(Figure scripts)
::::::::
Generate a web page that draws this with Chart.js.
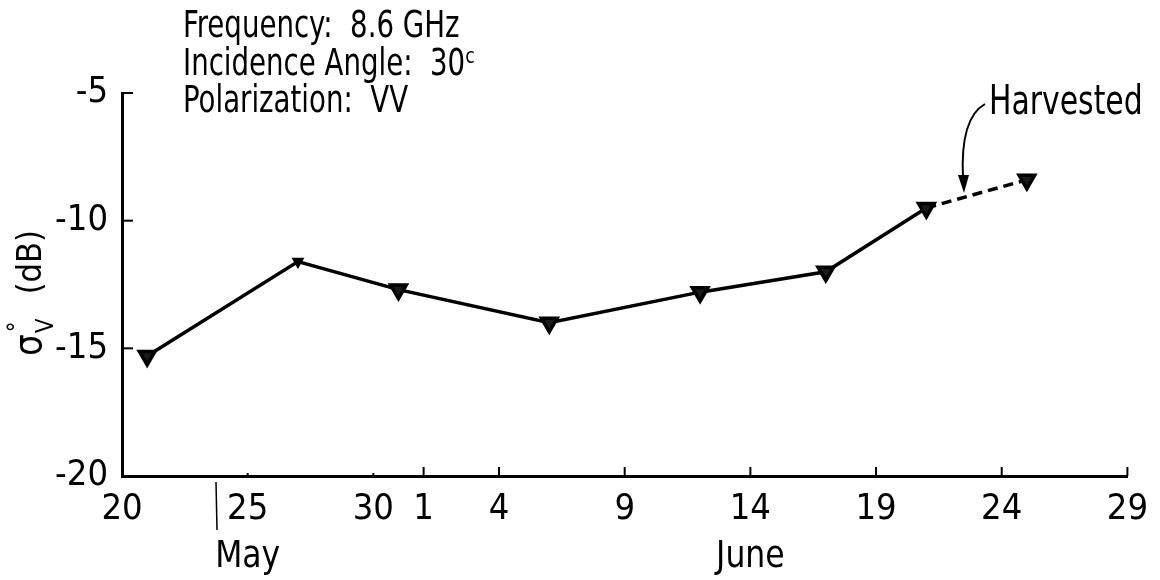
<!DOCTYPE html>
<html>
<head>
<meta charset="utf-8">
<script src="https://cdn.jsdelivr.net/npm/chart.js@4/dist/chart.umd.min.js"></script>
<style>
  body { margin: 0; background: #fff; }
  #wrap { width: 1160px; height: 580px; position: relative; }
</style>
</head>
<body>
<div id="wrap"><canvas id="sigmaChart"></canvas></div>
<script>
// days counted from 20 May (0) to 29 June (40)
let obsDays = [1, 7, 11, 17, 23, 28, 32, 36];
let sigmaDb = [-15.3, -11.6, -12.7, -14.0, -12.8, -12.0, -9.5, -8.4];

let tickDays = [0, 5, 10, 12, 15, 20, 25, 30, 35, 40];
let tickLabels = ['20', '25', '30', '1', '4', '9', '14', '19', '24', '29'];
let yTicks = [-5, -10, -15, -20];
let yTickLabels = ['-5', '-10', '-15', '-20'];

let monthNames = ['May', 'June'];
let monthDays = [5, 25];

let infoLines = ['Frequency:  8.6 GHz', 'Incidence Angle:  30\u1D9C', 'Polarization:  VV'];
let harvestNote = 'Harvested';

const FONT = "'DejaVu Sans Condensed', 'DejaVu Sans', sans-serif";

// narrow text: draw squeezed horizontally
function narrowText(ctx, txt, x, y, sx) {
  ctx.save();
  ctx.translate(x, y);
  ctx.scale(sx, 1);
  ctx.fillText(txt, 0, 0);
  ctx.restore();
}

const extras = {
  id: 'extras',
  afterDraw(chart) {
    const ctx = chart.ctx;
    const xs = chart.scales.x, ys = chart.scales.y;
    const area = chart.chartArea;
    ctx.save();
    ctx.strokeStyle = '#000';
    ctx.fillStyle = '#000';

    // inward tick marks
    ctx.lineWidth = 2;
    tickDays.forEach(d => {
      const px = xs.getPixelForValue(d);
      const len = d < 12 ? 3 : 9;
      ctx.beginPath();
      ctx.moveTo(px, area.bottom);
      ctx.lineTo(px, area.bottom - len);
      ctx.stroke();
    });
    yTicks.forEach(v => {
      const py = ys.getPixelForValue(v);
      ctx.beginPath();
      ctx.moveTo(area.left, py);
      ctx.lineTo(area.left + 11, py);
      ctx.stroke();
    });

    // month names
    ctx.font = '38px ' + FONT;
    ctx.textAlign = 'center';
    ctx.textBaseline = 'alphabetic';
    monthNames.forEach((m, i) => {
      narrowText(ctx, m, xs.getPixelForValue(monthDays[i]), 567, 0.92);
    });
    ctx.lineWidth = 1.5;
    ctx.beginPath();
    ctx.moveTo(216, 482);
    ctx.lineTo(217, 530);
    ctx.stroke();

    // info block
    ctx.textAlign = 'left';
    ctx.font = '37px ' + FONT;
    infoLines.forEach((t, i) => narrowText(ctx, t, 183, 37 + i * 37.5, 0.83));

    // harvested note with arrow
    ctx.font = '40px ' + FONT;
    narrowText(ctx, harvestNote, 989, 114, 0.83);
    ctx.lineWidth = 2;
    ctx.beginPath();
    ctx.moveTo(985, 104);
    ctx.quadraticCurveTo(960, 118, 963, 178);
    ctx.stroke();
    ctx.beginPath();
    ctx.moveTo(958, 175);
    ctx.lineTo(969, 175);
    ctx.lineTo(964, 193);
    ctx.closePath();
    ctx.fill();

    // y axis title: sigma, sub V, sup degree, (dB)
    ctx.translate(41, 356);
    ctx.rotate(-Math.PI / 2);
    ctx.font = '38px ' + FONT;
    ctx.fillText('\u03C3', 0, 0);
    const w = ctx.measureText('\u03C3').width;
    ctx.font = '24px ' + FONT;
    ctx.fillText('V', w + 1, 12);
    ctx.fillText('\u00B0', w + 2, -16);
    ctx.font = '34px ' + FONT;
    ctx.fillText('(dB)', w + 40, 0);
    ctx.restore();
  }
};

new Chart(document.getElementById('sigmaChart'), {
  type: 'line',
  data: {
    datasets: [{
      data: obsDays.map((d, i) => ({ x: d, y: sigmaDb[i] })),
      borderColor: '#000',
      borderWidth: 3.5,
      backgroundColor: '#1a1a1a',
      pointBorderColor: '#000',
      pointStyle: 'triangle',
      rotation: 180,
      pointRadius: ctx => ctx.dataIndex === 1 ? 4 : 9,
      tension: 0,
      clip: false,
      segment: {
        borderDash: ctx => ctx.p1DataIndex === obsDays.length - 1 ? [10, 6] : undefined
      }
    }]
  },
  options: {
    responsive: true,
    maintainAspectRatio: false,
    animation: false,
    layout: { padding: { top: 93, right: 26, left: 0, bottom: 0 } },
    plugins: { legend: { display: false }, tooltip: { enabled: false } },
    scales: {
      x: {
        type: 'linear',
        min: 0,
        max: 40,
        afterBuildTicks: s => { s.ticks = tickDays.map(v => ({ value: v })); },
        afterFit: s => { s.height = 104; },
        ticks: {
          autoSkip: false,
          maxRotation: 0,
          padding: 12,
          color: '#000',
          font: { family: FONT, size: 36 },
          callback: (v, i) => tickLabels[i]
        },
        grid: { display: false, drawTicks: false },
        border: { display: true, color: '#000', width: 3 }
      },
      y: {
        min: -20,
        max: -5,
        afterBuildTicks: s => { s.ticks = yTicks.map(v => ({ value: v })); },
        afterFit: s => { s.width = 122; },
        ticks: {
          padding: 14,
          color: '#000',
          font: { family: FONT, size: 36 },
          callback: (v, i) => yTickLabels[i]
        },
        grid: { display: false, drawTicks: false },
        border: { display: true, color: '#000', width: 3 }
      }
    }
  },
  plugins: [extras]
});
</script>
</body>
</html>
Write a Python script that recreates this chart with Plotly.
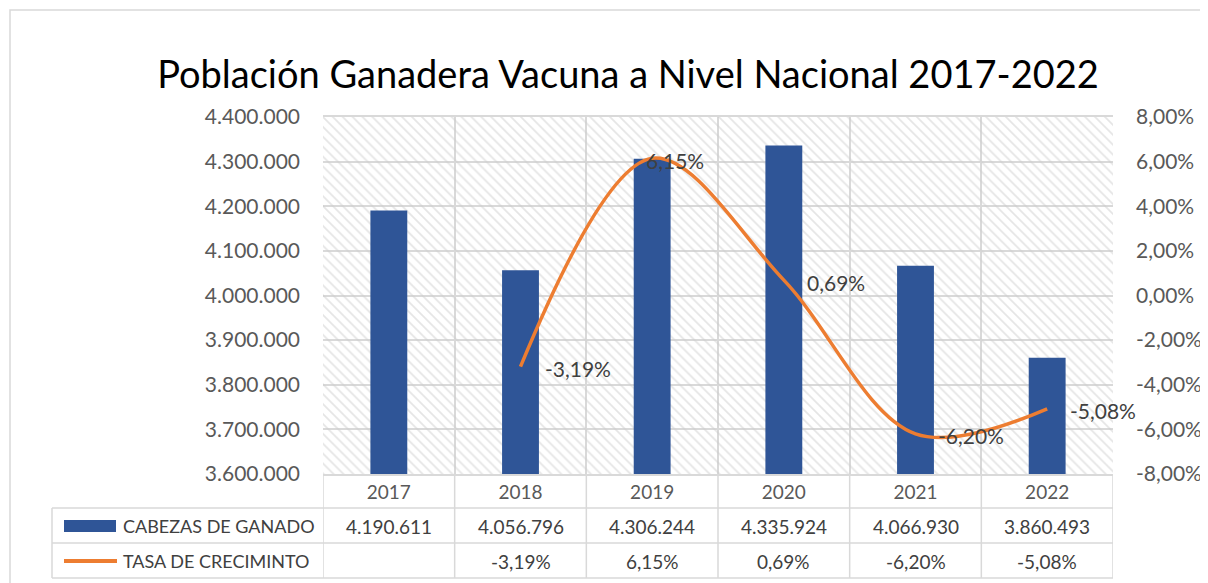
import plotly.graph_objects as go

# ---- data ----
years = ["2017", "2018", "2019", "2020", "2021", "2022"]
cabezas = [4190611, 4056796, 4306244, 4335924, 4066930, 3860493]
tasa = [None, -0.0319, 0.0615, 0.0069, -0.0620, -0.0508]
series_names = ["CABEZAS DE GANADO", "TASA DE CRECIMINTO"]
title_text = "Población Ganadera Vacuna a Nivel Nacional 2017-2022"
y1_ticks = [3600000, 3700000, 3800000, 3900000, 4000000, 4100000, 4200000, 4300000, 4400000]
y2_ticks = [-0.08, -0.06, -0.04, -0.02, 0.0, 0.02, 0.04, 0.06, 0.08]

# ---- layout geometry (page pixels; page body has an 8px offset) ----
OX, OY = 8, 8
W, H = 1208 - OX, 583 - OY
L, R, T, B = 323, 1113, 117, 474
Y_MIN, Y_MAX = 3600000, 4400000
BLUE = "#2F5597"
ORANGE = "#ED7D31"
GRID = "#D9D9D9"
TXT = "#595959"
FONT = "Lato"
label_shift = [0, 22, -8, 21, 20, 21]   # horizontal offsets of the line's data labels (px)


def px_x(p):
    return (p - L) / (R - L)


def px_y(p):
    return (B - p) / (B - T)


def fmt_int(v):
    return f"{v:,}".replace(",", ".")


def fmt_pct(v):
    return "" if v is None else f"{v*100:.2f}%".replace(".", ",")


fig = go.Figure()

# hatched plot-area background
fig.add_trace(go.Bar(
    x=years, y=[Y_MAX - Y_MIN] * len(years), base=Y_MIN, width=1,
    marker=dict(color="rgba(0,0,0,0)", line=dict(width=0),
                pattern=dict(shape="\\", fgcolor="#CCCCCC", size=7, solidity=0.25, fillmode="overlay")),
    hoverinfo="skip", showlegend=False,
))

fig.add_trace(go.Bar(
    x=years, y=cabezas, name=series_names[0], width=0.28,
    marker=dict(color=BLUE, line=dict(width=0)), showlegend=False,
))

fig.add_trace(go.Scatter(
    x=years, y=tasa, name=series_names[1], yaxis="y2", mode="lines",
    line=dict(color=ORANGE, width=3.5, shape="spline", smoothing=1.0),
    connectgaps=False, showlegend=False,
))

shapes = []
line_style = dict(color=GRID, width=1.5)
for i in range(len(years) + 1):
    shapes.append(dict(type="line", xref="x", yref="paper", x0=i - 0.5, x1=i - 0.5,
                       y0=px_y(578), y1=0, line=line_style, layer="below"))
shapes.append(dict(type="line", xref="paper", yref="paper", x0=px_x(52), x1=px_x(52),
                   y0=px_y(578), y1=px_y(508), line=line_style))
for py in (508, 543, 578):
    shapes.append(dict(type="line", xref="paper", yref="paper", x0=px_x(52), x1=1,
                       y0=px_y(py), y1=px_y(py), line=line_style))
shapes.append(dict(type="rect", xref="paper", yref="paper", x0=px_x(10), x1=px_x(1230),
                   y0=px_y(620), y1=px_y(10), line=dict(color="#D9D9D9", width=1.5)))
shapes.append(dict(type="rect", xref="paper", yref="paper", x0=px_x(64), x1=px_x(116),
                   y0=px_y(532), y1=px_y(520), fillcolor=BLUE, line=dict(width=0)))
shapes.append(dict(type="line", xref="paper", yref="paper", x0=px_x(64), x1=px_x(117),
                   y0=px_y(561), y1=px_y(561), line=dict(color=ORANGE, width=4)))

annotations = []
name_font = dict(family=FONT, size=18, color="#404040")
cell_font = dict(family=FONT, size=19, color="#404040")
label_font = dict(family=FONT, size=21, color="#404040")
annotations.append(dict(text=series_names[0], xref="paper", yref="paper", x=px_x(121), y=px_y(526),
                        xanchor="left", yanchor="middle", showarrow=False, font=name_font))
annotations.append(dict(text=series_names[1], xref="paper", yref="paper", x=px_x(121), y=px_y(561),
                        xanchor="left", yanchor="middle", showarrow=False, font=name_font))
for i, (c, t) in enumerate(zip(cabezas, tasa)):
    annotations.append(dict(text=fmt_int(c), xref="x", yref="paper", x=i, y=px_y(526),
                            xanchor="center", yanchor="middle", showarrow=False, font=cell_font))
    annotations.append(dict(text=fmt_pct(t), xref="x", yref="paper", x=i, y=px_y(561),
                            xanchor="center", yanchor="middle", showarrow=False, font=cell_font))
    if t is not None:
        annotations.append(dict(text=fmt_pct(t), xref="x", yref="y2", x=i, y=t,
                                xanchor="left", yanchor="middle", xshift=label_shift[i], yshift=-2,
                                showarrow=False, font=label_font))

fig.update_layout(
    width=W, height=H,
    margin=dict(l=L - OX, r=1208 - R, t=T - OY, b=583 - B, autoexpand=False),
    paper_bgcolor="white", plot_bgcolor="white",
    separators=",.",
    barmode="overlay",
    title=dict(text=title_text, x=(628 - OX) / W, xanchor="center", y=1 - (75 - OY) / H, yanchor="middle",
               font=dict(family=FONT, size=38, color="#000000")),
    font=dict(family=FONT, color=TXT),
    xaxis=dict(type="category", tickson="boundaries", showgrid=True, gridcolor=GRID, gridwidth=1.5,
               showline=True, linecolor=GRID, linewidth=1.5, mirror=True,
               tickfont=dict(family=FONT, size=19, color=TXT), ticks="", ticklabelstandoff=0,
               range=[-0.5, 5.5], fixedrange=True),
    yaxis=dict(range=[Y_MIN, Y_MAX], tickvals=y1_ticks, ticktext=[fmt_int(v) for v in y1_ticks],
               showgrid=True, gridcolor=GRID, gridwidth=1.5, zeroline=False, ticks="", ticklabelstandoff=22,
               tickfont=dict(family=FONT, size=21, color=TXT)),
    yaxis2=dict(range=[-0.08, 0.08], tickvals=y2_ticks, ticktext=[fmt_pct(v) for v in y2_ticks],
                overlaying="y", side="right",
                showgrid=False, zeroline=False, ticks="", ticklabelstandoff=22,
                tickfont=dict(family=FONT, size=21, color=TXT)),
    shapes=shapes, annotations=annotations,
)

fig.write_html("out.html")
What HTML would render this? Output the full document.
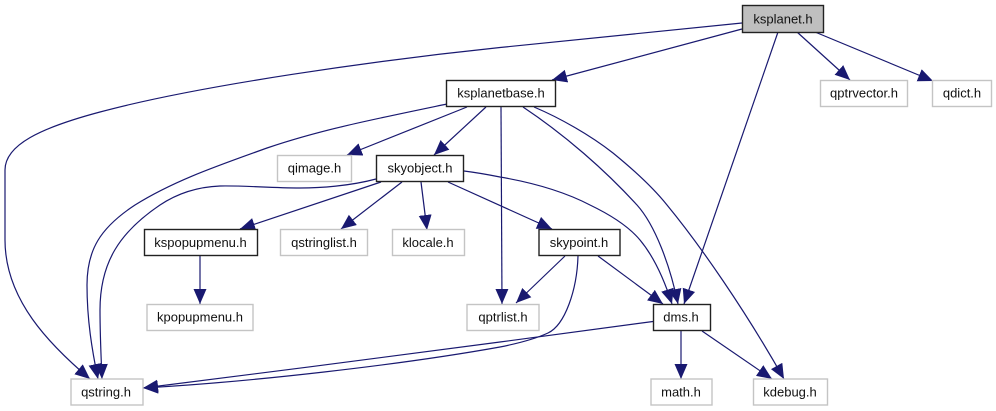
::::::::
→ **Exercise description**
Your task is to return the lines above, from the first one up to and including the line containing "let monthDays = [5, 25];", minus any pictures.

→ **Output**
Generate a web page that draws this with Chart.js.
<!DOCTYPE html>
<html>
<head>
<meta charset="utf-8">
<script src="https://cdn.jsdelivr.net/npm/chart.js@4/dist/chart.umd.min.js"></script>
<style>
  body { margin: 0; background: #fff; }
  #wrap { width: 1160px; height: 580px; position: relative; }
</style>
</head>
<body>
<div id="wrap"><canvas id="sigmaChart"></canvas></div>
<script>
// days counted from 20 May (0) to 29 June (40)
let obsDays = [1, 7, 11, 17, 23, 28, 32, 36];
let sigmaDb = [-15.3, -11.6, -12.7, -14.0, -12.8, -12.0, -9.5, -8.4];

let tickDays = [0, 5, 10, 12, 15, 20, 25, 30, 35, 40];
let tickLabels = ['20', '25', '30', '1', '4', '9', '14', '19', '24', '29'];
let yTicks = [-5, -10, -15, -20];
let yTickLabels = ['-5', '-10', '-15', '-20'];

let monthNames = ['May', 'June'];
let monthDays = [5, 25];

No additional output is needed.